* Start *
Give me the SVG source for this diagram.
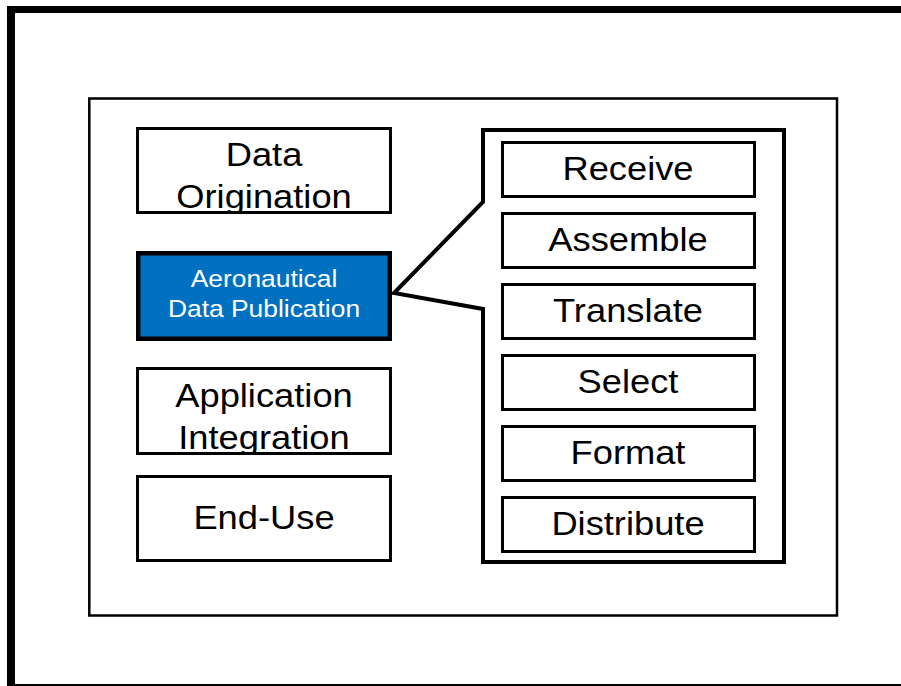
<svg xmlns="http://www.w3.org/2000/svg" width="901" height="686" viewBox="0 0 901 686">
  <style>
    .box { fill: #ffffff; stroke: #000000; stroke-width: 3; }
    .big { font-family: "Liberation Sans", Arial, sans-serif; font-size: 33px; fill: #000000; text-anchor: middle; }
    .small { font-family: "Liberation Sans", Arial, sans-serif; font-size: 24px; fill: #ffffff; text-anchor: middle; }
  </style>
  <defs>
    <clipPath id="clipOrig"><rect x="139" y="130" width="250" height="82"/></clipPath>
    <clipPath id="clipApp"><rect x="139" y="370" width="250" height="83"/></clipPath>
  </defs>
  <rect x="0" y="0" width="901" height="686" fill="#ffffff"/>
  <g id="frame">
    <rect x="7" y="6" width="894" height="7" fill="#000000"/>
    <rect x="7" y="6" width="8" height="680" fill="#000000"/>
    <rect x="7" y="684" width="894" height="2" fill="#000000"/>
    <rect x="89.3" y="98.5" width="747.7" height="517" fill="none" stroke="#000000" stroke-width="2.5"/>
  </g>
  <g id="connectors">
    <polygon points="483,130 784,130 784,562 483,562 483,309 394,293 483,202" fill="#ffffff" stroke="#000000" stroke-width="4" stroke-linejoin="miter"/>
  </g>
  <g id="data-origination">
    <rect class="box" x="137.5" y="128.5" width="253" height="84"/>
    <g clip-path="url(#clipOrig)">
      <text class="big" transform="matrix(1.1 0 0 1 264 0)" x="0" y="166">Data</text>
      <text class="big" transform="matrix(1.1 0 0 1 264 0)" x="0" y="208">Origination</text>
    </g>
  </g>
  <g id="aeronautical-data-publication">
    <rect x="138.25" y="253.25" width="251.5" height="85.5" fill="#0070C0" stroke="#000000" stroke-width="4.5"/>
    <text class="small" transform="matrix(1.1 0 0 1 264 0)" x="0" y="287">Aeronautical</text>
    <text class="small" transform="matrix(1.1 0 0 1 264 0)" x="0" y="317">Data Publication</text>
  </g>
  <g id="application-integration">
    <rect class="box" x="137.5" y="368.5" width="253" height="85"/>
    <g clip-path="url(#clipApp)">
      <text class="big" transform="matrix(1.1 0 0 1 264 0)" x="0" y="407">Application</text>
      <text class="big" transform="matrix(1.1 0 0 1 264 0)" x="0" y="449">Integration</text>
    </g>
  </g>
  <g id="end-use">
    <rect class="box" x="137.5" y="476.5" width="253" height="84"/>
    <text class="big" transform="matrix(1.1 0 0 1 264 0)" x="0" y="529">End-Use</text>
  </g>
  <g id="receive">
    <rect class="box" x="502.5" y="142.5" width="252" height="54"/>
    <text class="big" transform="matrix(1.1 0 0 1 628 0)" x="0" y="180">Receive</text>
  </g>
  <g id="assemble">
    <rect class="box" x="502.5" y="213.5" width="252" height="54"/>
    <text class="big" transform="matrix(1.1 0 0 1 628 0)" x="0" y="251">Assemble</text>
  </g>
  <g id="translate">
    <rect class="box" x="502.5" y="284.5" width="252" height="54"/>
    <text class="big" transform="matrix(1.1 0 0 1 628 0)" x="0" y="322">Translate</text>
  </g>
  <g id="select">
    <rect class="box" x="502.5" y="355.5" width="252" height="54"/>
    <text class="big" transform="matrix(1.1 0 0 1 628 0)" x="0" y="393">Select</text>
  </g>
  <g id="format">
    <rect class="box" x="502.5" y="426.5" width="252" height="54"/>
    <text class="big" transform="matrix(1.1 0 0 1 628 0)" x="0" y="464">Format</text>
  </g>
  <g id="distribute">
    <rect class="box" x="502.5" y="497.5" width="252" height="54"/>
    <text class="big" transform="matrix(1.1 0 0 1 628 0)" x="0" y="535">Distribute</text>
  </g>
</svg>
* End *
Quote in full the listing given above; the images are to be left out.

Give me the SVG source for this diagram.
<svg xmlns="http://www.w3.org/2000/svg" width="901" height="686" viewBox="0 0 901 686">
  <style>
    .box { fill: #ffffff; stroke: #000000; stroke-width: 3; }
    .big { font-family: "Liberation Sans", Arial, sans-serif; font-size: 33px; fill: #000000; text-anchor: middle; }
    .small { font-family: "Liberation Sans", Arial, sans-serif; font-size: 24px; fill: #ffffff; text-anchor: middle; }
  </style>
  <defs>
    <clipPath id="clipOrig"><rect x="139" y="130" width="250" height="82"/></clipPath>
    <clipPath id="clipApp"><rect x="139" y="370" width="250" height="83"/></clipPath>
  </defs>
  <rect x="0" y="0" width="901" height="686" fill="#ffffff"/>
  <g id="frame">
    <rect x="7" y="6" width="894" height="7" fill="#000000"/>
    <rect x="7" y="6" width="8" height="680" fill="#000000"/>
    <rect x="7" y="684" width="894" height="2" fill="#000000"/>
    <rect x="89.3" y="98.5" width="747.7" height="517" fill="none" stroke="#000000" stroke-width="2.5"/>
  </g>
  <g id="connectors">
    <polygon points="483,130 784,130 784,562 483,562 483,309 394,293 483,202" fill="#ffffff" stroke="#000000" stroke-width="4" stroke-linejoin="miter"/>
  </g>
  <g id="data-origination">
    <rect class="box" x="137.5" y="128.5" width="253" height="84"/>
    <g clip-path="url(#clipOrig)">
      <text class="big" transform="matrix(1.1 0 0 1 264 0)" x="0" y="166">Data</text>
      <text class="big" transform="matrix(1.1 0 0 1 264 0)" x="0" y="208">Origination</text>
    </g>
  </g>
  <g id="aeronautical-data-publication">
    <rect x="138.25" y="253.25" width="251.5" height="85.5" fill="#0070C0" stroke="#000000" stroke-width="4.5"/>
    <text class="small" transform="matrix(1.1 0 0 1 264 0)" x="0" y="287">Aeronautical</text>
    <text class="small" transform="matrix(1.1 0 0 1 264 0)" x="0" y="317">Data Publication</text>
  </g>
  <g id="application-integration">
    <rect class="box" x="137.5" y="368.5" width="253" height="85"/>
    <g clip-path="url(#clipApp)">
      <text class="big" transform="matrix(1.1 0 0 1 264 0)" x="0" y="407">Application</text>
      <text class="big" transform="matrix(1.1 0 0 1 264 0)" x="0" y="449">Integration</text>
    </g>
  </g>
  <g id="end-use">
    <rect class="box" x="137.5" y="476.5" width="253" height="84"/>
    <text class="big" transform="matrix(1.1 0 0 1 264 0)" x="0" y="529">End-Use</text>
  </g>
  <g id="receive">
    <rect class="box" x="502.5" y="142.5" width="252" height="54"/>
    <text class="big" transform="matrix(1.1 0 0 1 628 0)" x="0" y="180">Receive</text>
  </g>
  <g id="assemble">
    <rect class="box" x="502.5" y="213.5" width="252" height="54"/>
    <text class="big" transform="matrix(1.1 0 0 1 628 0)" x="0" y="251">Assemble</text>
  </g>
  <g id="translate">
    <rect class="box" x="502.5" y="284.5" width="252" height="54"/>
    <text class="big" transform="matrix(1.1 0 0 1 628 0)" x="0" y="322">Translate</text>
  </g>
  <g id="select">
    <rect class="box" x="502.5" y="355.5" width="252" height="54"/>
    <text class="big" transform="matrix(1.1 0 0 1 628 0)" x="0" y="393">Select</text>
  </g>
  <g id="format">
    <rect class="box" x="502.5" y="426.5" width="252" height="54"/>
    <text class="big" transform="matrix(1.1 0 0 1 628 0)" x="0" y="464">Format</text>
  </g>
  <g id="distribute">
    <rect class="box" x="502.5" y="497.5" width="252" height="54"/>
    <text class="big" transform="matrix(1.1 0 0 1 628 0)" x="0" y="535">Distribute</text>
  </g>
</svg>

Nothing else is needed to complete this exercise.